- What the task asks -
Begin with the first line of the material and copy each line word for word through the line that contains "plt.rcParams['axes.unicode_minus'] = False"; the pictures are left out.

- Data block -
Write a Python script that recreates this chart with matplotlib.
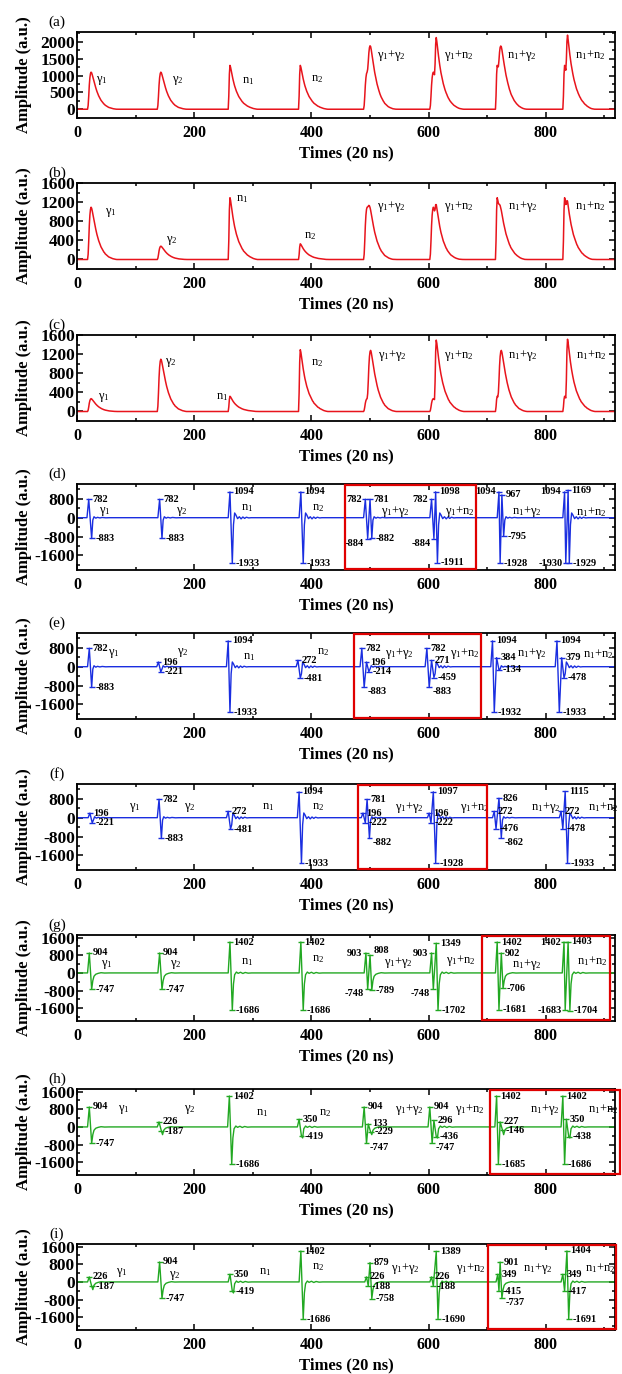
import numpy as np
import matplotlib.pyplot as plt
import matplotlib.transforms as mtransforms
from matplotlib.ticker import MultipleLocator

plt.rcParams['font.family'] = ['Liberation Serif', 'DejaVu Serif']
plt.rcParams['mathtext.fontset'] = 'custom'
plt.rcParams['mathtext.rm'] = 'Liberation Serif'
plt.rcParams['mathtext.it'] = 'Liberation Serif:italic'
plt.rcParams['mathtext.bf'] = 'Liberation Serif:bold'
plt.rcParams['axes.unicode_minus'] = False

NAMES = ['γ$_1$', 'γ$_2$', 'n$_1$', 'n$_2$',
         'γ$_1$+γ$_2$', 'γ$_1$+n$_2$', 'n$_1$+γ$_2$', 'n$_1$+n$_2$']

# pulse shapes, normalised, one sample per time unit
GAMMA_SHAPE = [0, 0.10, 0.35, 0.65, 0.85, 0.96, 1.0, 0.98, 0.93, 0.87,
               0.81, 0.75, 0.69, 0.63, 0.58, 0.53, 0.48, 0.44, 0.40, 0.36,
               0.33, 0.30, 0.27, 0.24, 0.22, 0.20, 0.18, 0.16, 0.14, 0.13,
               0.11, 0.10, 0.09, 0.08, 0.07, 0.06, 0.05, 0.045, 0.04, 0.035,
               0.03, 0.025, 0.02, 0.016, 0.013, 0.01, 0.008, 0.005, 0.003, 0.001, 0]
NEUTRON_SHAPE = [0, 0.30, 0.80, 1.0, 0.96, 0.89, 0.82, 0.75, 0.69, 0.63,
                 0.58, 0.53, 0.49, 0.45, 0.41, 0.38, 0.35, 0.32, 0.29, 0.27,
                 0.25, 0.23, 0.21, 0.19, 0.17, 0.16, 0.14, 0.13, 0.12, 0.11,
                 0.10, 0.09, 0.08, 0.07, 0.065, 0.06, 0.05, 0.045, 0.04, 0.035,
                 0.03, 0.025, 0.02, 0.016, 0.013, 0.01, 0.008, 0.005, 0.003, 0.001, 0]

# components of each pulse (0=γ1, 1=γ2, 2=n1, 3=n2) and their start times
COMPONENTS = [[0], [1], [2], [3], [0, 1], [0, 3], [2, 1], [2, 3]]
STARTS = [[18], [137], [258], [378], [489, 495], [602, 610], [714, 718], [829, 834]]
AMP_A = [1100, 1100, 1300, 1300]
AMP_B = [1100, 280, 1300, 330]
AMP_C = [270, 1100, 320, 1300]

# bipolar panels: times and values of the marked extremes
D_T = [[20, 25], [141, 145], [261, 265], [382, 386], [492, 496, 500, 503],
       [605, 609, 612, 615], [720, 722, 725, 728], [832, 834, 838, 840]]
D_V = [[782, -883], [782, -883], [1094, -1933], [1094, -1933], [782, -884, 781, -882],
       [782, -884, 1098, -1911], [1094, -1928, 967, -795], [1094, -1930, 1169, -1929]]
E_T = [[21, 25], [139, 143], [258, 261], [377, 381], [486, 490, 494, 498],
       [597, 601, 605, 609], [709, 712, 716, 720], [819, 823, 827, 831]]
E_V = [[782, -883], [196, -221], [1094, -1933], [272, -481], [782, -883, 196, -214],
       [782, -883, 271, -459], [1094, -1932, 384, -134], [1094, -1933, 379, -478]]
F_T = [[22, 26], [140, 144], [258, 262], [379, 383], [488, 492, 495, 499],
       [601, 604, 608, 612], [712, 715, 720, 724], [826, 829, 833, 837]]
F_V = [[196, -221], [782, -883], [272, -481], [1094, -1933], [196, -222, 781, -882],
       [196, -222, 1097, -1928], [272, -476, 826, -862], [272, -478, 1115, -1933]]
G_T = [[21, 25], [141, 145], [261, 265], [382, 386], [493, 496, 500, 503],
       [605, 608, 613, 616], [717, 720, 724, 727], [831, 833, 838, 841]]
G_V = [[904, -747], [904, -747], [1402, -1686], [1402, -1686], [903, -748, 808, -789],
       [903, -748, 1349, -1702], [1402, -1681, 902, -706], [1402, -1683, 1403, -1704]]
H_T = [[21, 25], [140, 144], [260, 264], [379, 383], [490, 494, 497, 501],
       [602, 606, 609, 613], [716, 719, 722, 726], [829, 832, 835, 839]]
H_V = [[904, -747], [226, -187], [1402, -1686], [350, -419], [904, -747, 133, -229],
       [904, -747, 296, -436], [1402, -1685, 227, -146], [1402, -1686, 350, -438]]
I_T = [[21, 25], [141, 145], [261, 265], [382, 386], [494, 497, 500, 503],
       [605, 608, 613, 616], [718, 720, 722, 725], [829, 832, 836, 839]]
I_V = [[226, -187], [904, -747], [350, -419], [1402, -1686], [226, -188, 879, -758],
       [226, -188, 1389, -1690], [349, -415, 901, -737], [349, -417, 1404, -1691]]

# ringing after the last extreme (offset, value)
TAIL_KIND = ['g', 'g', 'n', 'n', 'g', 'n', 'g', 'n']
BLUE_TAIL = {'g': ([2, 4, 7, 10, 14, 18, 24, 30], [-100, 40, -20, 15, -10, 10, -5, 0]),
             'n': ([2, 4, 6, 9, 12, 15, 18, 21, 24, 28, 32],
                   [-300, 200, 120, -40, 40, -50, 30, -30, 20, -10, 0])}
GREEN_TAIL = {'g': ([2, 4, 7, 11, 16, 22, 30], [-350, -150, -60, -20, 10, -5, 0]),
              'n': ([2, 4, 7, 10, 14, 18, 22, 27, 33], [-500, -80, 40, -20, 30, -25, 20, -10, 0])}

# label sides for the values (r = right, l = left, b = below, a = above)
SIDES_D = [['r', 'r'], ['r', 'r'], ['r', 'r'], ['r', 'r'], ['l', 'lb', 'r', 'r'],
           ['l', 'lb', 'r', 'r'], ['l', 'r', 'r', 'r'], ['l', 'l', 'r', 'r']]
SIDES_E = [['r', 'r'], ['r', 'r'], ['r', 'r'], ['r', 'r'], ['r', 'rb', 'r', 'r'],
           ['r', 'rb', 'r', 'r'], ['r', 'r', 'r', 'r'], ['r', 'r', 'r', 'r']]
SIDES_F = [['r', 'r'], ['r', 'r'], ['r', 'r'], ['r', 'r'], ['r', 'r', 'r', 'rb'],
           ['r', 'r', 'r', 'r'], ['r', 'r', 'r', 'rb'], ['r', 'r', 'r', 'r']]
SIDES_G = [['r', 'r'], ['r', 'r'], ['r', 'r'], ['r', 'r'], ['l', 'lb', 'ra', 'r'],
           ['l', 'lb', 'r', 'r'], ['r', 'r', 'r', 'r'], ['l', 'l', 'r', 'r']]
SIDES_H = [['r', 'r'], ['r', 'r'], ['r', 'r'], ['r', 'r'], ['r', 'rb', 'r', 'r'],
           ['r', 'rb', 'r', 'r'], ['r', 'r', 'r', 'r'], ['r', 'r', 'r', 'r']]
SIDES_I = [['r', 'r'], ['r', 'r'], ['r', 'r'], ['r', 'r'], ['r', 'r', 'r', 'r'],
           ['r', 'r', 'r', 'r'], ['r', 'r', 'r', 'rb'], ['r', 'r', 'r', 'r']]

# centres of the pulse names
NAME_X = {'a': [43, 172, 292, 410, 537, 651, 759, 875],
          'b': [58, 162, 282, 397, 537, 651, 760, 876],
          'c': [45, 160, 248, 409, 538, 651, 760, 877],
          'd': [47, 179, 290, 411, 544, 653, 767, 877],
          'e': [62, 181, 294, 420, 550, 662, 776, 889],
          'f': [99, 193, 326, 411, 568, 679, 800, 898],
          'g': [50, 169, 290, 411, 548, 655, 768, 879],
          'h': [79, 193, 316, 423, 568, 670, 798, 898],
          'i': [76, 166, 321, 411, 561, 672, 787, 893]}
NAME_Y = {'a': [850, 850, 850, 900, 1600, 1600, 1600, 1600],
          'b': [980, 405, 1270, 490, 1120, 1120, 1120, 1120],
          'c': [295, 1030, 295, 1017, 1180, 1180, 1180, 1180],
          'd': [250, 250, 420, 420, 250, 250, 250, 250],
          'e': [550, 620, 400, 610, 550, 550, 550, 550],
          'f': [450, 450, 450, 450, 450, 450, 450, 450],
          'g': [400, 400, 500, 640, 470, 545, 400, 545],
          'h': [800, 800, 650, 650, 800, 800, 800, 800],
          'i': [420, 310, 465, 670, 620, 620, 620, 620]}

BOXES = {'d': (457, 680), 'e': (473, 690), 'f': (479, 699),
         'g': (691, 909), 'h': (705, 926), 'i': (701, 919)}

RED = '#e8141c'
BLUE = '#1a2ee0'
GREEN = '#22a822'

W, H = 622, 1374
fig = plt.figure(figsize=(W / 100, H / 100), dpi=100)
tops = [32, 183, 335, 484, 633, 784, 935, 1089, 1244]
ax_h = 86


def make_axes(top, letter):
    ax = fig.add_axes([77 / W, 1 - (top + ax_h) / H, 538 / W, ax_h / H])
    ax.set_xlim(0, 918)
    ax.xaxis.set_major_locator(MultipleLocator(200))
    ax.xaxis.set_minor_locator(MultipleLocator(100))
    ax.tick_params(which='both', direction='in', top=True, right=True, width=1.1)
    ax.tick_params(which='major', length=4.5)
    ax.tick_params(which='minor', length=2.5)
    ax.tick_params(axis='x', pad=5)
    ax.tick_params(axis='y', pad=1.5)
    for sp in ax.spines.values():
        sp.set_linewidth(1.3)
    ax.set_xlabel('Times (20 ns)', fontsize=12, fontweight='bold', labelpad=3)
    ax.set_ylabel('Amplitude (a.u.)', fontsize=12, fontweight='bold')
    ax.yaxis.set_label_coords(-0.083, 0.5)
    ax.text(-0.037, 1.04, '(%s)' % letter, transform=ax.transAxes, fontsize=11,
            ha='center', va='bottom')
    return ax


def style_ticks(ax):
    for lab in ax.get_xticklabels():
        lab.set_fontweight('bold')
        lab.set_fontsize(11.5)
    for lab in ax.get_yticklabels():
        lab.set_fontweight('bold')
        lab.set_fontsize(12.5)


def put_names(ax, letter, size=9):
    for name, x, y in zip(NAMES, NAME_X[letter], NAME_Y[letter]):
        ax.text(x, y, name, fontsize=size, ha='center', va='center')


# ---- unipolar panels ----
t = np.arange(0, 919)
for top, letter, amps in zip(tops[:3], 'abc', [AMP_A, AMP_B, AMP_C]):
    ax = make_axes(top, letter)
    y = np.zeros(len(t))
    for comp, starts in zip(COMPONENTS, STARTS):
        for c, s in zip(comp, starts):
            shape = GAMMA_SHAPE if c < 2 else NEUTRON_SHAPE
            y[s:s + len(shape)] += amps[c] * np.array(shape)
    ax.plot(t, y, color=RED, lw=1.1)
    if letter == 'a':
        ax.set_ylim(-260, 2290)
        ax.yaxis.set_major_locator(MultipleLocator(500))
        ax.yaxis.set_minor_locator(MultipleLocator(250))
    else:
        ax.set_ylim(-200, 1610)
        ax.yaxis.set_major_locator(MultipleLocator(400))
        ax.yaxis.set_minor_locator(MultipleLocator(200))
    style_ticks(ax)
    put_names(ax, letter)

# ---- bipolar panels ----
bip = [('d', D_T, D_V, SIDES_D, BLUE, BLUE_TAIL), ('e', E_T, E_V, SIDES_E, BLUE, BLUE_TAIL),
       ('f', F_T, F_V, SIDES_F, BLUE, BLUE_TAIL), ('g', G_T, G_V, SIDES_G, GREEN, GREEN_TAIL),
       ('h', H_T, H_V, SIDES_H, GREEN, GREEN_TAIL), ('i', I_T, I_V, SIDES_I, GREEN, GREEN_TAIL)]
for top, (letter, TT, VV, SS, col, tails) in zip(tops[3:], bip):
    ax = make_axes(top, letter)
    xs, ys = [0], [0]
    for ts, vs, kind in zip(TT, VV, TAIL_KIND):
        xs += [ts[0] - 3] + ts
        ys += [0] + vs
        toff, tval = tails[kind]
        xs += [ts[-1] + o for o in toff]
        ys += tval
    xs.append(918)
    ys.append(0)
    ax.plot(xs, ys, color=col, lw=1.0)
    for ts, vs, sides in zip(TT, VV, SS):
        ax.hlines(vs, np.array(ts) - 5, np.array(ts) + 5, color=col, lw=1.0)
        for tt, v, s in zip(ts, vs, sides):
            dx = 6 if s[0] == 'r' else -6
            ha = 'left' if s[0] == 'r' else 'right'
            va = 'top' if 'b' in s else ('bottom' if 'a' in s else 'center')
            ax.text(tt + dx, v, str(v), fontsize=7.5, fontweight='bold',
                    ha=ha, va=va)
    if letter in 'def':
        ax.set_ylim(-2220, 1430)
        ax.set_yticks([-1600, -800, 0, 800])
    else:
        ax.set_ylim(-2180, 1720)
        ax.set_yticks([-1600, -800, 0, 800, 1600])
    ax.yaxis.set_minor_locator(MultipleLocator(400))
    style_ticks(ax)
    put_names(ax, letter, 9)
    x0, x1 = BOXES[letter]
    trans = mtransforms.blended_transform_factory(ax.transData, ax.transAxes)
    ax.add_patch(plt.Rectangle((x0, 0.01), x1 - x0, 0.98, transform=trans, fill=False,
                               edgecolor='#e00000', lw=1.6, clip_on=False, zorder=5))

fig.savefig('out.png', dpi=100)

- Task response -
Write a Python script that recreates this chart with matplotlib.
import numpy as np
import matplotlib.pyplot as plt
import matplotlib.transforms as mtransforms
from matplotlib.ticker import MultipleLocator

plt.rcParams['font.family'] = ['Liberation Serif', 'DejaVu Serif']
plt.rcParams['mathtext.fontset'] = 'custom'
plt.rcParams['mathtext.rm'] = 'Liberation Serif'
plt.rcParams['mathtext.it'] = 'Liberation Serif:italic'
plt.rcParams['mathtext.bf'] = 'Liberation Serif:bold'
plt.rcParams['axes.unicode_minus'] = False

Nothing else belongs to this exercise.